Hoje já de cabelo branco com sua camisa de riscas e o velho boné que tanto o enfeita, e é sua imagem de marca, eloquentemente e competente num sorriso de perdão, para que chegue até todos … foi agraciado com largos elogios de seus trabalhadores funcionários trabalhadores de base gente que o escolhe para padrinho de seus filhos porque nele habita a generosidade… a transparência …a lealdade e essa beleza extrema de um Homem que lutou e não desistiu e se entregou ao desafio e depois glória dessa obra grandiosa como se de uma coisa normal se tratasse. 

Apeteceu-me falar dele, um cidadão de mão cheia com tantas mas tantas vitórias caladas processadas algumas com extremo sacrifício e que não sabe nada disso de protagonismo, vaidade, e podia, que continua firme atrás de seus peixes grandes na pesca seu vício maior, no bem longe quando nem a costa não se vê, nos amigos pastores do deserto do Namibe, na sua companheira Raquel, no seu maravilhoso jardim de rosas singulares, nos cães seus fidelíssimos amigos, na nossa Mãe com seus 94 anos que é a nossa baixinha Rainha ouvindo Maria Callas, descalça, nas memórias e estórias Intermináveis próprias de quem esteve quase 20 anos de serviço militar no activo, com as obras de guerra, sem nunca ter sido patenteado… na sua enorme capacidade de entendimento perante a perda de tantos mas tantos amigos na guerra … na sua alegria de viver e ensinar que amanhã é hoje… e ontem já passou! 
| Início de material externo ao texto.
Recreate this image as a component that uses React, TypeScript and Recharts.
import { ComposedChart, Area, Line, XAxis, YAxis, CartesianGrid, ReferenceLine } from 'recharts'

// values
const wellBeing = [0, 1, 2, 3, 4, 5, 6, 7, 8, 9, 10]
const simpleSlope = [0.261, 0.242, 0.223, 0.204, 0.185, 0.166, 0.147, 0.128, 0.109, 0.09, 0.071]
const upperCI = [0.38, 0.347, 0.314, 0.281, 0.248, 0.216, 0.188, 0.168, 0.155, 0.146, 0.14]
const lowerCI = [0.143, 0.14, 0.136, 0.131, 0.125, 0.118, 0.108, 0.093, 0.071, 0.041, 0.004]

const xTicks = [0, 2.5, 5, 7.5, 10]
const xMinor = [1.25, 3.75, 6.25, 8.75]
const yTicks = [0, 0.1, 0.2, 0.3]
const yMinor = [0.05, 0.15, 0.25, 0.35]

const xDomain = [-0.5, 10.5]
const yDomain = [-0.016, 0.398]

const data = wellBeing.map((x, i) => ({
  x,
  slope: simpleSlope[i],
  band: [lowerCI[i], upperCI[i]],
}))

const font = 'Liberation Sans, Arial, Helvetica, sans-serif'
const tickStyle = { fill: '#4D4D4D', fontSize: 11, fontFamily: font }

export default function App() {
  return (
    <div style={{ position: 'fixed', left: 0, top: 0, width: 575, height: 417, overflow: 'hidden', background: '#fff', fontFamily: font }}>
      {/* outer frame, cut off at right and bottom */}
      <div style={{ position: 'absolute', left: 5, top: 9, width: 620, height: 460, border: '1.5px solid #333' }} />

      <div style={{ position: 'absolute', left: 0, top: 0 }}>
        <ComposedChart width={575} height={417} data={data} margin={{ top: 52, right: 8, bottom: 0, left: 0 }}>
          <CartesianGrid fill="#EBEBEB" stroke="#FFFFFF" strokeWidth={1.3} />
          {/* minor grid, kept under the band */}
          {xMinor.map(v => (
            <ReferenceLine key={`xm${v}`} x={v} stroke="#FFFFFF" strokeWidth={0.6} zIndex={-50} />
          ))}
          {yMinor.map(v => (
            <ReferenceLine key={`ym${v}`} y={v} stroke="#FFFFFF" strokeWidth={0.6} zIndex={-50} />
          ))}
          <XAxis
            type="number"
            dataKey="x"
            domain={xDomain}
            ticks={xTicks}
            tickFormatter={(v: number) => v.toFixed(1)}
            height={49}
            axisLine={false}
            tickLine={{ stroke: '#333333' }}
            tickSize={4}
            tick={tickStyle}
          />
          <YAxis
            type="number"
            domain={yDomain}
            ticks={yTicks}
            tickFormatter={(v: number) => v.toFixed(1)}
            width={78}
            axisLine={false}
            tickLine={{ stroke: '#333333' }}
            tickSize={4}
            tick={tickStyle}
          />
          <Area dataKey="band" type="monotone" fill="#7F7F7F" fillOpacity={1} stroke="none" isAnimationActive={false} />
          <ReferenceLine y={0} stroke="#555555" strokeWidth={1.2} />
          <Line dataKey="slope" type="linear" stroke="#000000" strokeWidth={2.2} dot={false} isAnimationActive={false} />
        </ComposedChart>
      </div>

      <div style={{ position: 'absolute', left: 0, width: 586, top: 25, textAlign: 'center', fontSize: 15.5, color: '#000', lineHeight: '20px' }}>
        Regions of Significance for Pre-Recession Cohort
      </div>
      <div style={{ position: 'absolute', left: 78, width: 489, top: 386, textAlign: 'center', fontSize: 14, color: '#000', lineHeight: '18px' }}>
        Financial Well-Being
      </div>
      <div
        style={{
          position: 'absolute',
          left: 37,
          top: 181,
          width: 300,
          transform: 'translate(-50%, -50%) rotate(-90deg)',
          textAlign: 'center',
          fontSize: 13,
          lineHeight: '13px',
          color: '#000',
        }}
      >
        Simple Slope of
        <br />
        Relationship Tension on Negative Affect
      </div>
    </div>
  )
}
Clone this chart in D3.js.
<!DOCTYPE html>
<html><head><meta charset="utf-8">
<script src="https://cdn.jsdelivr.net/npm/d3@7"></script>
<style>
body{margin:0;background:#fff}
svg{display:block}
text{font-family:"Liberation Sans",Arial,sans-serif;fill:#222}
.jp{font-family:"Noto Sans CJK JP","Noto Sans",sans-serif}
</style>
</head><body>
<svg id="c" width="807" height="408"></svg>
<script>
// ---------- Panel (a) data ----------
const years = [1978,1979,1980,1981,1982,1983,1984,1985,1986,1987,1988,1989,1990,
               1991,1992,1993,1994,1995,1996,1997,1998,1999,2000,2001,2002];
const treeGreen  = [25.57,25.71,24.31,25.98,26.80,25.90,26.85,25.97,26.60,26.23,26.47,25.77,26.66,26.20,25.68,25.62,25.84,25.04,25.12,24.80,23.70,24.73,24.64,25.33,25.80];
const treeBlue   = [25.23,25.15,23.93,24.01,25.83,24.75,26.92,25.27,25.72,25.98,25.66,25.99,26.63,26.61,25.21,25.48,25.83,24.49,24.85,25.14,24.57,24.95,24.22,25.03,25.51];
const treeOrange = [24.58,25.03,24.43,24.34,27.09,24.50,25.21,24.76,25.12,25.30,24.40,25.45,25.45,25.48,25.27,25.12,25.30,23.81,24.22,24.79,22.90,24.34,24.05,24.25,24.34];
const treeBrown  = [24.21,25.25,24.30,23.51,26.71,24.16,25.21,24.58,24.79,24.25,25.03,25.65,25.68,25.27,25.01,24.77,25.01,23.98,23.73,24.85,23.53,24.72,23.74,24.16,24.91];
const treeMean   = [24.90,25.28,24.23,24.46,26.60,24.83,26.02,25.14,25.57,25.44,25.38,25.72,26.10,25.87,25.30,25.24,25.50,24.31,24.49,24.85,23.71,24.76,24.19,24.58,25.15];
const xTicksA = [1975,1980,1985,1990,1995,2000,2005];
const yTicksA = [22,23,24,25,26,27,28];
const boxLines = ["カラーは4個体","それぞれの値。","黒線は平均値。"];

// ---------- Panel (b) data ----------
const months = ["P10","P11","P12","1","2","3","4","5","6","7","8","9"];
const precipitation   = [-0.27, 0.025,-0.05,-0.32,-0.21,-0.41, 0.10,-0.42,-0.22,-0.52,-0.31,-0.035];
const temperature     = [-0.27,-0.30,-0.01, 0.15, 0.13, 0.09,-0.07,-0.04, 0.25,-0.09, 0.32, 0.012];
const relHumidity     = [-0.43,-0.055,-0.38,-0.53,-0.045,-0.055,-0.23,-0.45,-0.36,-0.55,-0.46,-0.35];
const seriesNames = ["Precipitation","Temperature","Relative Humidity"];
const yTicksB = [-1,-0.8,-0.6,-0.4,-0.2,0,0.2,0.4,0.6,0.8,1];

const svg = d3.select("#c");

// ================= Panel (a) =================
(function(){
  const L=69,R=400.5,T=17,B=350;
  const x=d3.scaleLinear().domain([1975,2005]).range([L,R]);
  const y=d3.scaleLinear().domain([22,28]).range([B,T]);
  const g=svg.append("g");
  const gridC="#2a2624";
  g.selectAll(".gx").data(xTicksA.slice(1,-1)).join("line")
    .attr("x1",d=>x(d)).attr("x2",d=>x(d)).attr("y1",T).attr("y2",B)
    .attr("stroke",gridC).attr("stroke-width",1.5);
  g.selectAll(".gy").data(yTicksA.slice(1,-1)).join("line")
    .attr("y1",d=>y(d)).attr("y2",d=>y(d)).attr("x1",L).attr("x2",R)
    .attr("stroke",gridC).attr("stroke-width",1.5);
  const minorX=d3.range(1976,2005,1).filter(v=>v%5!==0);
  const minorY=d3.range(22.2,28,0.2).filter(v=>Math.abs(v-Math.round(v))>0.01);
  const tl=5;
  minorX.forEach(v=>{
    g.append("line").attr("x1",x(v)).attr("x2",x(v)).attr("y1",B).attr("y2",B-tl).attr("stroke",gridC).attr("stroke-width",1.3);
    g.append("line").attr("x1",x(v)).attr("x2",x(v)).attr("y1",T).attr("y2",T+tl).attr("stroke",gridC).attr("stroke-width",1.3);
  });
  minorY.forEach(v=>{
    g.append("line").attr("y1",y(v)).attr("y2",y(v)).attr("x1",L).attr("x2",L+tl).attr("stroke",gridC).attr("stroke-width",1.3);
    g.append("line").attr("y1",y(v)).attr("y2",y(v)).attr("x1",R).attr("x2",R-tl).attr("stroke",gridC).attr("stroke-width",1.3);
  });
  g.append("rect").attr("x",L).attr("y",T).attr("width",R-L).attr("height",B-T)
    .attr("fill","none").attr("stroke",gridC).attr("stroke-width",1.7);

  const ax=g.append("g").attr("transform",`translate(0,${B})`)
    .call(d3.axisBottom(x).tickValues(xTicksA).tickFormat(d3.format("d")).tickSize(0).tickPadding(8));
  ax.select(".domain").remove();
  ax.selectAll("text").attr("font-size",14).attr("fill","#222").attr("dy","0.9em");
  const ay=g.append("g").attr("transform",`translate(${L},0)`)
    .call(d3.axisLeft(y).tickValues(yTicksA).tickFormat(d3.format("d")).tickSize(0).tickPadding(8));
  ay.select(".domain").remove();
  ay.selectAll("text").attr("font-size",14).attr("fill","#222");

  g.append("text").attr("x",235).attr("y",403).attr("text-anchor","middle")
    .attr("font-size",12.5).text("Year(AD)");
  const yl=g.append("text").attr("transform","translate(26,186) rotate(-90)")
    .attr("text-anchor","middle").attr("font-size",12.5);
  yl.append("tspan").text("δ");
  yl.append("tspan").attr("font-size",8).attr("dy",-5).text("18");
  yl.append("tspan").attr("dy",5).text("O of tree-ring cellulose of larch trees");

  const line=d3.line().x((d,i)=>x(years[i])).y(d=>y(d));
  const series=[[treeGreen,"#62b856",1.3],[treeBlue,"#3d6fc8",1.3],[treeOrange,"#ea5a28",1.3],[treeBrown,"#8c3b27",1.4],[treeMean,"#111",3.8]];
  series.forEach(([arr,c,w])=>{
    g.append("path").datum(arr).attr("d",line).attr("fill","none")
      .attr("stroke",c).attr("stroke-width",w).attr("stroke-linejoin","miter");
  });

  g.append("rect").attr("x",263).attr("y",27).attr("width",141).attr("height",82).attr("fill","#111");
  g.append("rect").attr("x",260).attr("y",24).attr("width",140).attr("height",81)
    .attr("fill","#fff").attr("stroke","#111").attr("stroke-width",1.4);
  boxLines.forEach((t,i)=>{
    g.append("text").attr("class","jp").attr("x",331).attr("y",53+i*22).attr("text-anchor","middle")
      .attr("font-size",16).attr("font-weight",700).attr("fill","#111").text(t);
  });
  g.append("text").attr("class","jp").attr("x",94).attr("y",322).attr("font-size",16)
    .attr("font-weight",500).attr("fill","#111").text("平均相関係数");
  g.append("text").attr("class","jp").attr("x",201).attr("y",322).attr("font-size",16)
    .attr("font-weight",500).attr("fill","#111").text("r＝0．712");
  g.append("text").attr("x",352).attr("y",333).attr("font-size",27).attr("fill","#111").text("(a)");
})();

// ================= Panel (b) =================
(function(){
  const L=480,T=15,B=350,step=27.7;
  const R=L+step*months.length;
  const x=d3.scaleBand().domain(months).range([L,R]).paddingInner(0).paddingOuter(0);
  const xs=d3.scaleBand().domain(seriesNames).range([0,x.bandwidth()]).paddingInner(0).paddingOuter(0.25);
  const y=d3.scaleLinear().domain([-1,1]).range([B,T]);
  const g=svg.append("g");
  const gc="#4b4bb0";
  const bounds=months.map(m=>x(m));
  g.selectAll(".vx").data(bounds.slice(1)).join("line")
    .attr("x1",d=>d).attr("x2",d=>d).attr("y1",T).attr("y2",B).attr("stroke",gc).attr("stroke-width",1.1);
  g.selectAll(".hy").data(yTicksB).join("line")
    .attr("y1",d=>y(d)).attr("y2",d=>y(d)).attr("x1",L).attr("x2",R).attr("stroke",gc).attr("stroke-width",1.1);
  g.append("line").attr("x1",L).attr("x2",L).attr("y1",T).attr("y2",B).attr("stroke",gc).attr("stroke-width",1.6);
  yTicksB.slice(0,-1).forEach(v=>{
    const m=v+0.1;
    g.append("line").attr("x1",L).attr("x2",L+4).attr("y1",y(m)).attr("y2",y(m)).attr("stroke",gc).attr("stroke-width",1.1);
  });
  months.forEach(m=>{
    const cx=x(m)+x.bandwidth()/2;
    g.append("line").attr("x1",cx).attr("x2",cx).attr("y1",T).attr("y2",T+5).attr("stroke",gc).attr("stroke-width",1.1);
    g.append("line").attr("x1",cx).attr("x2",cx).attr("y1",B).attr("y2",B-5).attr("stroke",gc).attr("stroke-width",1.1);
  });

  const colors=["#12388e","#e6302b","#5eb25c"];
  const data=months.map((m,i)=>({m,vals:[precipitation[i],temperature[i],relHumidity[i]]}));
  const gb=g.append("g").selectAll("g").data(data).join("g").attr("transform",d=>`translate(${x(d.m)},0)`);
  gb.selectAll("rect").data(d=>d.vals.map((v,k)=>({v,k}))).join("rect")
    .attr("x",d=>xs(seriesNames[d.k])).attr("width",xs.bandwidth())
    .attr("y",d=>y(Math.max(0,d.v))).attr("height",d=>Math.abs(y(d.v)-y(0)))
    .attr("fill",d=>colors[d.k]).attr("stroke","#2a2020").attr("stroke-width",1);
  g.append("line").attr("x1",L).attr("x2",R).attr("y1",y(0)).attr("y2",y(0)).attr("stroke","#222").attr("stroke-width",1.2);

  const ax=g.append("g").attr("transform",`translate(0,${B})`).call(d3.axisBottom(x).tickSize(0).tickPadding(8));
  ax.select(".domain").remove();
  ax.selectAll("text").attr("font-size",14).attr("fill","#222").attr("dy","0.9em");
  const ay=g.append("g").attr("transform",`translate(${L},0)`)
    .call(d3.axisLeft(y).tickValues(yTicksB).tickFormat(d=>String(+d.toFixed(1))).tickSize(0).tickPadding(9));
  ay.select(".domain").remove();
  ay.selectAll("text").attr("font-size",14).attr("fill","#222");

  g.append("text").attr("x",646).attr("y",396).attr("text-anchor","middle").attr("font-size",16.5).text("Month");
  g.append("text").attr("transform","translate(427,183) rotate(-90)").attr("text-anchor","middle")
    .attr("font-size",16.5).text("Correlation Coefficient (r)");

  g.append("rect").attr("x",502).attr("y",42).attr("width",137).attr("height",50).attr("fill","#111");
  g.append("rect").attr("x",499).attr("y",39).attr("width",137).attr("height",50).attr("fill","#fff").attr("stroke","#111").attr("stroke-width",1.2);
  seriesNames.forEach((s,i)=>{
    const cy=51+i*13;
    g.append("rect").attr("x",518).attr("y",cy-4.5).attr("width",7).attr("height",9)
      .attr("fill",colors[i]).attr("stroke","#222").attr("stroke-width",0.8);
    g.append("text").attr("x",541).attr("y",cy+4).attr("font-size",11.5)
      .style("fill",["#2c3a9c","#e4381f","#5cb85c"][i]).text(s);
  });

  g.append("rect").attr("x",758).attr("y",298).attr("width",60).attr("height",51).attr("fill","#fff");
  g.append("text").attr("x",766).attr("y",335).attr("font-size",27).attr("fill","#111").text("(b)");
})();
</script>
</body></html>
Xana de seu nome… meu irmão caçula que me enfeita o coração. Que me dá Luz à alma. Gratidão! Meu irmão! Gratidão! 

Agradeço-te como cidadã e irmã! Nosso Pai, que não bebia, hoje iria celebrar! Daquele jeito igual a ti! Discreto ! Sábio! Forrado de amor ! 

Boa pescaria sempre! Bons mares e marés porque deles somos filhos. Que a Kianda te proteja sempre! 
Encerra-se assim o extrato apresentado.